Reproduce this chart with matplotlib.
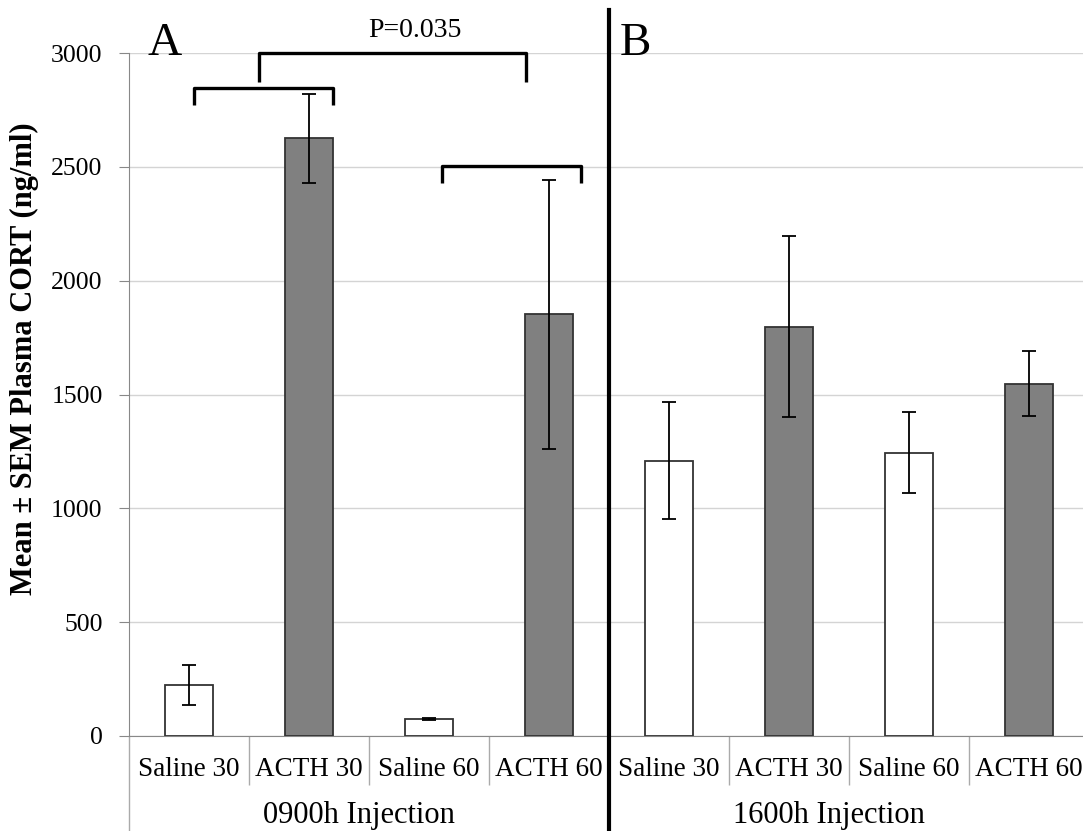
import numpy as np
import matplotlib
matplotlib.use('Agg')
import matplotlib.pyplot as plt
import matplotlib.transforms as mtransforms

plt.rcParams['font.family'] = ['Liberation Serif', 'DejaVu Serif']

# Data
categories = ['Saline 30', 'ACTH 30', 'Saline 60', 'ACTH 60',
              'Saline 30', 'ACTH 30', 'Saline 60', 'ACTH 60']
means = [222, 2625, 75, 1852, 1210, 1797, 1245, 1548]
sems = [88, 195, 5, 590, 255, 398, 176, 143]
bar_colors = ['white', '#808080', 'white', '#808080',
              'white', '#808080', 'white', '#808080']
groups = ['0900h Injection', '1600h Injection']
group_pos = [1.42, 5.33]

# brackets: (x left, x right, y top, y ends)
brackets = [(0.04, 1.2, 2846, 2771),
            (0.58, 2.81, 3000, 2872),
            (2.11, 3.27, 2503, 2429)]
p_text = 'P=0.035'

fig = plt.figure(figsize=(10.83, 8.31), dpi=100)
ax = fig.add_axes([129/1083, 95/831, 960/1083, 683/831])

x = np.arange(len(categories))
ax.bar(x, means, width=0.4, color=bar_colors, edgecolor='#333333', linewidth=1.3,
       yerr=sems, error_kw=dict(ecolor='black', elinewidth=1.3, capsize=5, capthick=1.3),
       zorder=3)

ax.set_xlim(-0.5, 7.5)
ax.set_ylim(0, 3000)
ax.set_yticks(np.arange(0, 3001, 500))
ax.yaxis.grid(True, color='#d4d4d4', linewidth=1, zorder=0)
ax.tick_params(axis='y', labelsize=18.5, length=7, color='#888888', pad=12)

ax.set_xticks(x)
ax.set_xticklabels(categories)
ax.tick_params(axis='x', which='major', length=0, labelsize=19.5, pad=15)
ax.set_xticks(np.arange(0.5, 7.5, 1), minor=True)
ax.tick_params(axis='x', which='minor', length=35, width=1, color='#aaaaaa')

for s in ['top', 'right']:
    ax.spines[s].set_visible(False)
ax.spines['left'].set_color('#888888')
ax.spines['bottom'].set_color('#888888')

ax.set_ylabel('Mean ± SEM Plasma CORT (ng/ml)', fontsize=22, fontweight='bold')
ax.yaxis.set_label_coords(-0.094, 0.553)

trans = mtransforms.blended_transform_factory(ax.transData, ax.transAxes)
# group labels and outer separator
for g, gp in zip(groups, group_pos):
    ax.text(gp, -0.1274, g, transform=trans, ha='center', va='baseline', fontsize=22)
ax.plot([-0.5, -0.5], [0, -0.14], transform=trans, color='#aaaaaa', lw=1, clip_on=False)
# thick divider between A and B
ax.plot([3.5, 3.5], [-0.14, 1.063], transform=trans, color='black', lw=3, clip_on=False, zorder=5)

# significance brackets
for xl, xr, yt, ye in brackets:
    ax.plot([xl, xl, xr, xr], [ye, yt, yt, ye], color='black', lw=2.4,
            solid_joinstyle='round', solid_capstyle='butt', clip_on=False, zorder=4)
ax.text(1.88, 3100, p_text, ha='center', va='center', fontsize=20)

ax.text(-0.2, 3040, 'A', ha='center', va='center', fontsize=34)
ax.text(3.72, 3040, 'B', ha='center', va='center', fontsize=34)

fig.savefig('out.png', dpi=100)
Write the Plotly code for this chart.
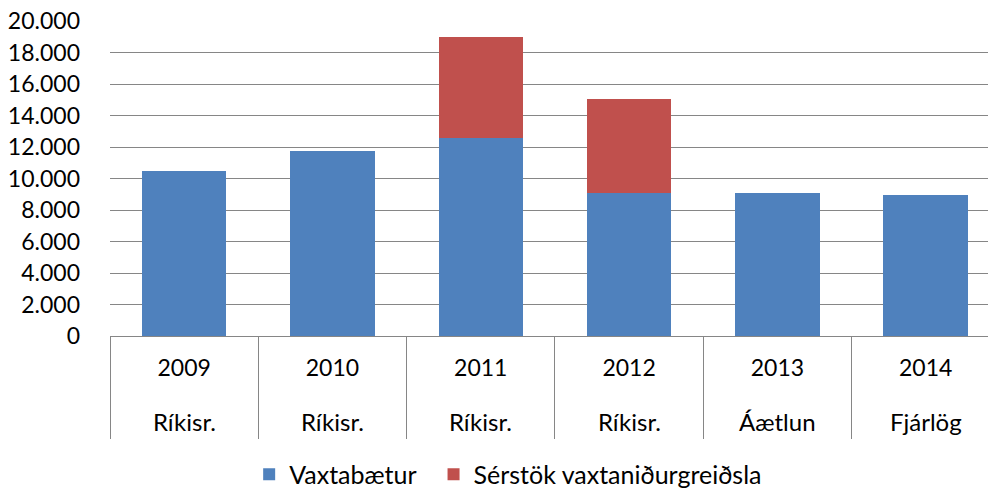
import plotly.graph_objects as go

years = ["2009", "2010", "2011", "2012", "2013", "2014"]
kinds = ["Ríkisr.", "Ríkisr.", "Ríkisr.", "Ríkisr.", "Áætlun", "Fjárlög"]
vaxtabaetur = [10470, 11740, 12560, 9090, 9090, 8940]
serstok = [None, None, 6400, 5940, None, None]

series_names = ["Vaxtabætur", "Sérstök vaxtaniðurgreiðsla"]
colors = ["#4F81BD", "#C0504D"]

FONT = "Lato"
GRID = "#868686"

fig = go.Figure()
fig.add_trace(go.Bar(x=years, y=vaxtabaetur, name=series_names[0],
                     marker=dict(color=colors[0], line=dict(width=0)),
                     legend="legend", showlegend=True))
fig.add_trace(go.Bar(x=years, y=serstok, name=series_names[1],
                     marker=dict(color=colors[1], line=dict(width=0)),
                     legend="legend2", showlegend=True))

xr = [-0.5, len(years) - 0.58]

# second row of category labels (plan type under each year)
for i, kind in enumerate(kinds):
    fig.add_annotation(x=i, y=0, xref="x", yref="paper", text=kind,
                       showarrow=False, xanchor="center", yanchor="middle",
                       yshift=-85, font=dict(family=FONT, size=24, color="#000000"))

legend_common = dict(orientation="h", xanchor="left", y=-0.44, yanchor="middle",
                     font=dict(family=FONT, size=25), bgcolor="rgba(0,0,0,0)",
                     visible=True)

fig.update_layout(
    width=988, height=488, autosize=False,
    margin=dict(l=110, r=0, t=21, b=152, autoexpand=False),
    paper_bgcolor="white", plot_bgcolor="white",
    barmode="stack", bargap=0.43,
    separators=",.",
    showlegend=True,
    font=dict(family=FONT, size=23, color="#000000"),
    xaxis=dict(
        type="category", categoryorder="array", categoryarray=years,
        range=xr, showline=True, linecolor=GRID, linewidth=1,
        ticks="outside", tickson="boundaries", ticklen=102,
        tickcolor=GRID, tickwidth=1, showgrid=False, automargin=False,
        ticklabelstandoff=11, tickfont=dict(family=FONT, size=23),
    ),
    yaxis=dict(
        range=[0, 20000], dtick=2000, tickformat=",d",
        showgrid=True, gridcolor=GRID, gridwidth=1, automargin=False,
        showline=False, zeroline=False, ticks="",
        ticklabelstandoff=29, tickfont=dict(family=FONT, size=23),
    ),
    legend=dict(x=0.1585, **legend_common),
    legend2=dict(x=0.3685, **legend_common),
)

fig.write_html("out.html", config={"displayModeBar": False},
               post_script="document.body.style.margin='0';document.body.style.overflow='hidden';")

:::::

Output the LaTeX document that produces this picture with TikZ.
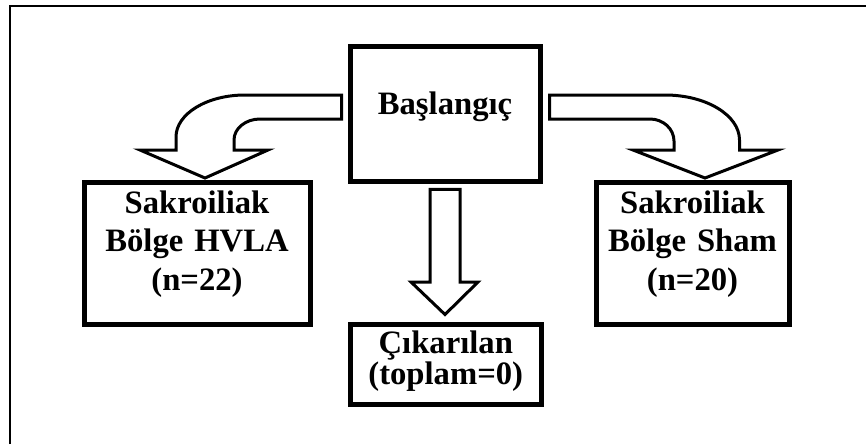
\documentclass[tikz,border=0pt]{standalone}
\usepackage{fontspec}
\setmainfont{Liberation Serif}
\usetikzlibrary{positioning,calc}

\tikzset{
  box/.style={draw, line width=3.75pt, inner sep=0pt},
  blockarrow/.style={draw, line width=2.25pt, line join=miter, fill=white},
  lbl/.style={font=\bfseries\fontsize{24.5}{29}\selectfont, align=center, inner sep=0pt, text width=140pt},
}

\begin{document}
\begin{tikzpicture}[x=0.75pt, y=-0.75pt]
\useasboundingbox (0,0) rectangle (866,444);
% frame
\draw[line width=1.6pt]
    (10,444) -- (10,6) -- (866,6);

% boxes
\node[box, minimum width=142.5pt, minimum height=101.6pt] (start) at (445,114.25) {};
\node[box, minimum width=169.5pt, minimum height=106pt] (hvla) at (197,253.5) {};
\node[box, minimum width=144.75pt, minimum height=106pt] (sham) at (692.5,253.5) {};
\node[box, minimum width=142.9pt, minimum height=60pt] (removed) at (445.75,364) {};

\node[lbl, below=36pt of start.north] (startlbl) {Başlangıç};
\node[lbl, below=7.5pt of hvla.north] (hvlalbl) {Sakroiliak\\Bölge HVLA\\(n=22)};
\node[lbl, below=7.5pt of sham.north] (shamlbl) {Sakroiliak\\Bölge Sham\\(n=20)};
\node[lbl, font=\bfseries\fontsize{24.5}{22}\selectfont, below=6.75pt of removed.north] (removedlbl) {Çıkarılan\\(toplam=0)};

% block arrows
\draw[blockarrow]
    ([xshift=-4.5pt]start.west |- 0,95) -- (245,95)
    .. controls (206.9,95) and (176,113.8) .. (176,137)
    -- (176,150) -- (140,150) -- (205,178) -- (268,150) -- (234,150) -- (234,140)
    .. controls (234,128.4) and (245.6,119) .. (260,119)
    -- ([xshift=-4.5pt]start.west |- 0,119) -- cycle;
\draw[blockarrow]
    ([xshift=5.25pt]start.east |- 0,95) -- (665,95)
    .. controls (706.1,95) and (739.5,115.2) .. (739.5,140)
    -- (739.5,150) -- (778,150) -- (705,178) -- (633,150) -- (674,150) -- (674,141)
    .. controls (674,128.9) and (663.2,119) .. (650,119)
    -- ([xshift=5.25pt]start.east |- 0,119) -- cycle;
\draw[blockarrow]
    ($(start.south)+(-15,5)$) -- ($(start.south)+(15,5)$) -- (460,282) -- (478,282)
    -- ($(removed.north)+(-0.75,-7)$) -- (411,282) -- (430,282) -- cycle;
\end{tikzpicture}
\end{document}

:::::

WHAT TO PRODUCE =
Set down the lines running from the one with "Reproduce this chart with matplotlib." through the one with "plt.rcParams['font.family'] = ['Liberation", both ends kept, exactly and with no pictures.

SOLUTION TO THE EXERCISE =
Reproduce this chart with matplotlib.
import numpy as np
import matplotlib
matplotlib.use('Agg')
import matplotlib.pyplot as plt
import matplotlib.transforms as mtransforms

plt.rcParams['font.family'] = ['Liberation Serif', 'DejaVu Serif']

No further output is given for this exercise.